Employee engagement and retention specialist, Dr. Paul Marciano describes how respect can best be applied in the workplace:

  • Recognition – thanking employees, acknowledging their contributions
  • Empowerment – providing the necessary training and tools employees need
  • Supportive feedback – giving employee feedback that’s positive and corrective
  • Partnering – fostering a collaborative workplace
  • Expectation setting – establishing clear goals and accountability
  • Consideration – demonstrating courtesy, kindness and empathy
  • Trust – demonstrating faith in employees’ skills and abilities, supporting their decisions.

Employees in organizations that practice institutional disrespect find little evidence of true partnering, consideration and trust.

“Employee engagement depends upon the extent to which individuals respect their organization and its leadership, and feel respected.”  Dr. Paul Marciano

 

2 replies on “Is Your Organization Contributing to Employee Disengagement with Institutional Disrespect?”

Zane, thanks for sharing your thoughts based on your experience with start-ups and older organizations. I appreciate your optimism; it’s what keeps us and our colleagues going – to help prevent or minimize institutional disrespect and dysfunction and, as you so aptly say, “to succeed and grow without losing our health.”

Sybil,

Love this post.

I’ve been thinking about it for a few days … mulling over how all the excitement and buzz and openness and passion of a startup deteriorates over time into a culture as you describe in that first paragraph.

It’s so common, the exception gets bandied about Inc. and Fast Company and Twitter … look it’s possible!

The topic and your question and employees, all deserve a more thorough reply. But time and tide …

Here’s the synopsis. Organizational Culture, Institutional Disrespect … it starts and ends with the self-respect each person carries. By self-respect I mean integrity, openness, honesty, accountability, humility.

The challenge for the individual is the challenge for the organization. How do we succeed and grow without losing our health – mental, physical, emotional, spiritual. All the things that form our core values, our self.
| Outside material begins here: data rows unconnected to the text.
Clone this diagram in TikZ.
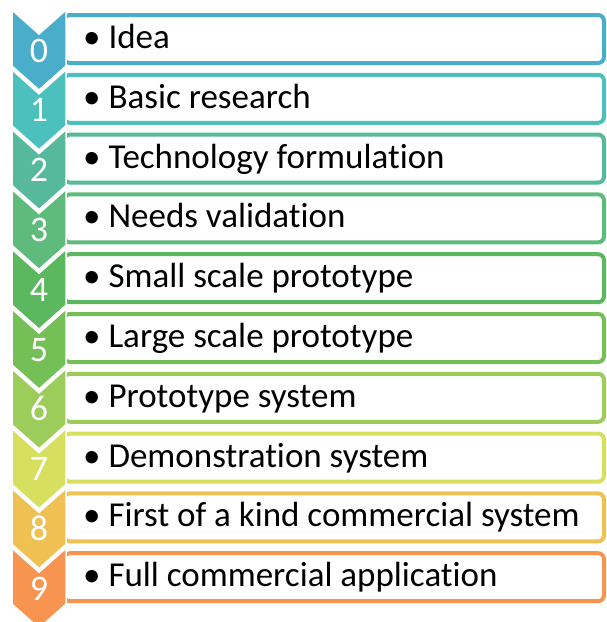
\documentclass[tikz,border=0pt]{standalone}
\usepackage{fontspec}
\setmainfont{Carlito}[Ligatures=NoCommon]

\definecolor{trl0}{HTML}{4AADC9}
\definecolor{trl1}{HTML}{4CC0BC}
\definecolor{trl2}{HTML}{55B99A}
\definecolor{trl3}{HTML}{5EBB7B}
\definecolor{trl4}{HTML}{5CB85F}
\definecolor{trl5}{HTML}{74C056}
\definecolor{trl6}{HTML}{9CCC5A}
\definecolor{trl7}{HTML}{D6E05E}
\definecolor{trl8}{HTML}{EFC052}
\definecolor{trl9}{HTML}{F7944F}

\begin{document}
\begin{tikzpicture}[x=1pt,y=-1pt,
		levelbox/.style={line width=4pt, rounded corners=6pt, fill=white},
		chevron/.style={draw=white, line width=1.5pt},
		num/.style={text=white, anchor=base, inner sep=0pt, font={\fontsize{36}{40}\selectfont}},
		lbl/.style={anchor=base west, inner sep=0pt, font={\fontsize{35}{40}\selectfont}}]
	\useasboundingbox (0,0) rectangle (606,622);
	
	% one row per level: box, chevron, number, text
	\foreach \i/\txt in {0/Idea, 1/Basic research, 2/Technology formulation, 3/Needs validation, 4/Small scale prototype, 5/Large scale prototype, 6/Prototype system, 7/Demonstration system, 8/First of a kind commercial system, 9/Full commercial application} {
		\pgfmathsetmacro{\ytop}{10+59.8*\i}
		\draw[levelbox, draw=trl\i] (64,\ytop+5) rectangle (604,\ytop+53);
		\fill[chevron, fill=trl\i] (12,\ytop) -- (39,\ytop+24) -- (66,\ytop) -- (66,\ytop+56) -- (39,\ytop+80) -- (12,\ytop+56) -- cycle;
		\node[num] (num\i) at (39,\ytop+52) {\i};
		\node[lbl] (lbl\i) at (83,\ytop+38.5) {\textbullet\ \txt};
	}
\end{tikzpicture}
\end{document}
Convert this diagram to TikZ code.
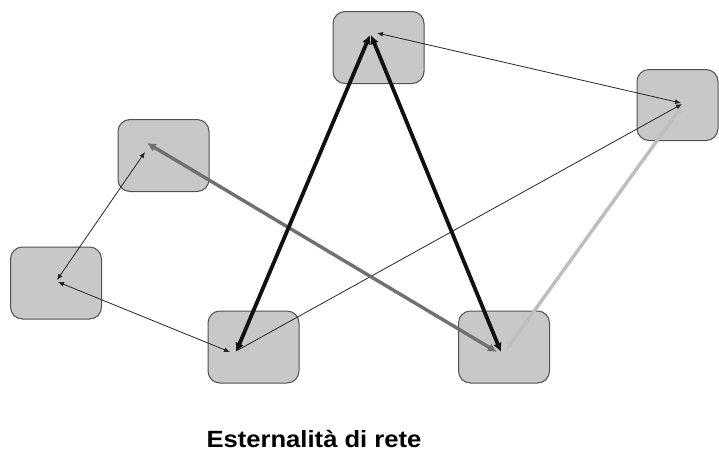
\documentclass[tikz,border=0pt]{standalone}
\usepackage{fontspec}
\setmainfont{Liberation Sans}
\usetikzlibrary{arrows.meta}
\definecolor{boxfill}{HTML}{C8C8C8}
\definecolor{boxline}{HTML}{505050}
\definecolor{darkline}{HTML}{111111}
\definecolor{midline}{HTML}{707070}
\definecolor{lightline}{HTML}{BEBEBE}
\begin{document}
\begin{tikzpicture}[x=1pt,y=-1pt,
  boxnode/.style={draw=boxline, fill=boxfill, line width=1pt, rounded corners=12pt,
    minimum width=91pt, minimum height=72pt, inner sep=0pt},
  thinarrow/.style={draw=black!85, line width=0.8pt, {Latex[length=6pt,width=5pt]}-{Latex[length=6pt,width=5pt]}},
  thinone/.style={draw=black!85, line width=0.8pt, -{Latex[length=6pt,width=5pt]}},
  thickblack/.style={draw=darkline, line width=3.8pt, {Latex[length=9pt,width=9pt]}-{Latex[length=9pt,width=9pt]}},
  thickgrey/.style={draw=midline, line width=3.4pt, {Latex[length=9pt,width=9pt]}-{Latex[length=9pt,width=9pt]}},
  thicklight/.style={draw=lightline, line width=3.4pt, {Latex[length=7pt,width=7pt]}-{Latex[length=7pt,width=7pt]}},
  titletext/.style={font=\bfseries\fontsize{23.5}{26}\selectfont, xscale=1.09, anchor=base, inner sep=0pt}
]
\useasboundingbox[fill=white] (0,0) rectangle (719,453);
% boxes
\node[boxnode] (A) at (56,283) {};
\node[boxnode] (B) at (163.5,155.5) {};
\node[boxnode] (C) at (253.5,347) {};
\node[boxnode] (D) at (504,347) {};
\node[boxnode] (E) at (378.5,47.5) {};
\node[boxnode, minimum width=81pt, minimum height=71pt] (F) at (677.5,105) {};
% anchor points inside boxes
\coordinate (a1) at (57,280);
\coordinate (a2) at (58,282);
\coordinate (b1) at (145,152);
\coordinate (b2) at (147,143);
\coordinate (c1) at (230,352);
\coordinate (c2) at (236,352);
\coordinate (c3) at (238,350);
\coordinate (d1) at (497,352);
\coordinate (d2) at (501,352);
\coordinate (d3) at (506,350);
\coordinate (e1) at (370,35);
\coordinate (e2) at (371,35);
\coordinate (e3) at (377,33);
\coordinate (f1) at (681,103);
\coordinate (f2) at (682,104);
\coordinate (f3) at (682,106);
% connectors
\draw[thicklight] (d3) -- (f3);
\draw[thinone] (c3) -- (f2);
\draw[thinarrow] (e3) -- (f1);
\draw[thinarrow] (a1) -- (b1);
\draw[thinarrow] (a2) -- (c1);
\draw[thickgrey] (b2) -- (d1);
\draw[thickblack] (e1) -- (c2);
\draw[thickblack] (e2) -- (d2);
% title
\node[titletext] (T) at (314,447) {Esternalità di rete};
\end{tikzpicture}
\end{document}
There’s the cliche’ kicked around about children and how quick they learn and well they communicate and share. Then the adults get in the way, too often.
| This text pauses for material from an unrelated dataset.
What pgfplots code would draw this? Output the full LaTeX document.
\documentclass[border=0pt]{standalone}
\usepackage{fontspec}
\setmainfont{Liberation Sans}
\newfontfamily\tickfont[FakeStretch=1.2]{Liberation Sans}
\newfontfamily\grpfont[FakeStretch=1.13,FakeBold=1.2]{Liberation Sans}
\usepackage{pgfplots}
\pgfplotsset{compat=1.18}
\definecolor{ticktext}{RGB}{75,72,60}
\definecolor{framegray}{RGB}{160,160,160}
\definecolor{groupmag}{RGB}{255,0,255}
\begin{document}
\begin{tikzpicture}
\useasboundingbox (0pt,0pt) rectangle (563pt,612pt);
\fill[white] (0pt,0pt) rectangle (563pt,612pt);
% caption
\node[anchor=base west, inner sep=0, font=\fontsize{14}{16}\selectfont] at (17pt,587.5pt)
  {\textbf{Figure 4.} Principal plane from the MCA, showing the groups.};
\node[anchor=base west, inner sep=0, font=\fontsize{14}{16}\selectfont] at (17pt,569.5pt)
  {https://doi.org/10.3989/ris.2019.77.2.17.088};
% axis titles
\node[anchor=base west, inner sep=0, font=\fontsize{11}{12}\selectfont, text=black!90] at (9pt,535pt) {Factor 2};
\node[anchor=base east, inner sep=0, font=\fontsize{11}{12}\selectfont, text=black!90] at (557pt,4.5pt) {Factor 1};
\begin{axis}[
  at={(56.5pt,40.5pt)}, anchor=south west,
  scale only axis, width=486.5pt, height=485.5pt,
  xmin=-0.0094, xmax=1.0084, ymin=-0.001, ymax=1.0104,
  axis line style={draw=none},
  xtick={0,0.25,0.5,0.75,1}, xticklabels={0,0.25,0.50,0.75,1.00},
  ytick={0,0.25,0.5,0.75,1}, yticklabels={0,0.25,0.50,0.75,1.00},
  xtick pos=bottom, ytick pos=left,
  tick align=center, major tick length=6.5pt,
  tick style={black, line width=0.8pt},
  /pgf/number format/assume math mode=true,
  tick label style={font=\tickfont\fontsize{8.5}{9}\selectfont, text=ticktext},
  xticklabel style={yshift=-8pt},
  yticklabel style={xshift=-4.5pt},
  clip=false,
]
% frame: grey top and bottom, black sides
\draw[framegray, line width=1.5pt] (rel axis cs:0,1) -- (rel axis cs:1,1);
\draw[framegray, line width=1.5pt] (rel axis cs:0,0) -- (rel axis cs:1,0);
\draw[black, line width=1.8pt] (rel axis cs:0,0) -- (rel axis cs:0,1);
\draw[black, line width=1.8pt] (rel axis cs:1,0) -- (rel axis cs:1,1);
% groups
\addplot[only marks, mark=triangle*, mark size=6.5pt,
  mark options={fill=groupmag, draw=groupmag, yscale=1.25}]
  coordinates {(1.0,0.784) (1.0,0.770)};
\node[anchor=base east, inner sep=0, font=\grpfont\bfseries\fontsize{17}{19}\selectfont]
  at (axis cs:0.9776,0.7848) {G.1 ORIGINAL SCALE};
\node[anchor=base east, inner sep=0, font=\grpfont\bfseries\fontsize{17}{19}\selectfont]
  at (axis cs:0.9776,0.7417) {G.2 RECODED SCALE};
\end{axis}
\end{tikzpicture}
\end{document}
Businesses are the same, with startups like children who know no limits, know only passion and energy and possibility and room for all with plenty of places to contribute talents and strengths.

Then … what. Virtues are pushed aside for vanities. Fatigue sets in, there’s no energy to listen or change or be accountable. Rules are set to offset that loss. People are hired to enforce the rules. Then the conversations shift towards the rule-makers … then you have them making their own rules. Silos are built, cults of personalities arise. And you have that culture you describe.

Entropy sets in as sources of energy and growth are stifled. It happens to people, it’s called gettin’ old. It happens to institutions – See Congress.

Riffing wide-open here, the added stress of our all-work, always-on, culture with no time to rest, rejuvenate or even eat a decent meal only hastens the pace of this decline. The pace of change, the stress on businesses only encourages … dysfunction.

The slippery slope of the first compromises, quick fixes, yeah let’s do this this one time … two times … It’s the same in our personal lives.

Again, the challenge isn’t to succeed, the challenge is to succeed and grow without losing our health – mental, physical, emotional, spiritual. All the things that form our core values, our self. How we do that is the source of your great posts with your insights and solutions and all that we tweet and discuss and rant and rave about. We keep doing that … we keep spreading the message, one conversation at a time. It’s like passing the flame from one candle to another to light a dark house. We’ll get there.